Great West argued that the September 2024 letter could not trigger the 90-day deadline because it merely warns of potential excess exposure and Great West’s investigation revealed that Sharon was at fault, thereby relieving its insureds of liability.  The court rejected this argument, explaining that such an interpretation would mean that the 90-day deadline is only triggered when the insurer receives notice of competing claims that clearly or likely are in excess of the available policy limits.  The statute provides that “[i]f two or more third-party claimants have competing claims arising out of a single occurrence, which in total may exceed the available policy limits . . .  an insurer is not liable beyond the available policy limits … if, within 90 days after receiving notice of the competing claims in excess of the available policy limits … the insurer files an interpleader action.”  (Emphasis added).” 

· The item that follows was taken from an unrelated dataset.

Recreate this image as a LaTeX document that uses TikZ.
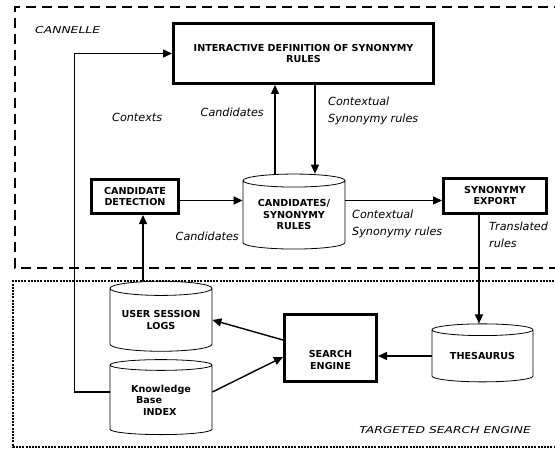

The court explained that the purpose of the letter, which was in furtherance of its good faith duty to advise its insured of potential exposure, is immaterial, because the issue is notice. The court found that the September 2024 letter demonstrated that Great West was on notice, at least as of the date of the letter, and indicated that an investigation had been conducted before issuing the letter.  The court also noted that the September 2024 letter merely started the clock on the 90 days, which would have allowed the insurer to continue its investigation before deciding whether to file the interpleader action, as long as that were to occur within three months.

Thus, because the court found that Great West was on notice of the competing claims as of September 2024, Great West’s interpleader action, filed in February 2025, was untimely.

This case is significant as it is one of the first decisions interpreting the newly enacted reforms.  While the reforms to Section 624.155 provide insurers with added protections from bad faith setups, there are still tight deadlines that an insurer must meet.  Insurers must also consider the interplay between their existing claim handling procedures and their ability to avail themselves of the protections.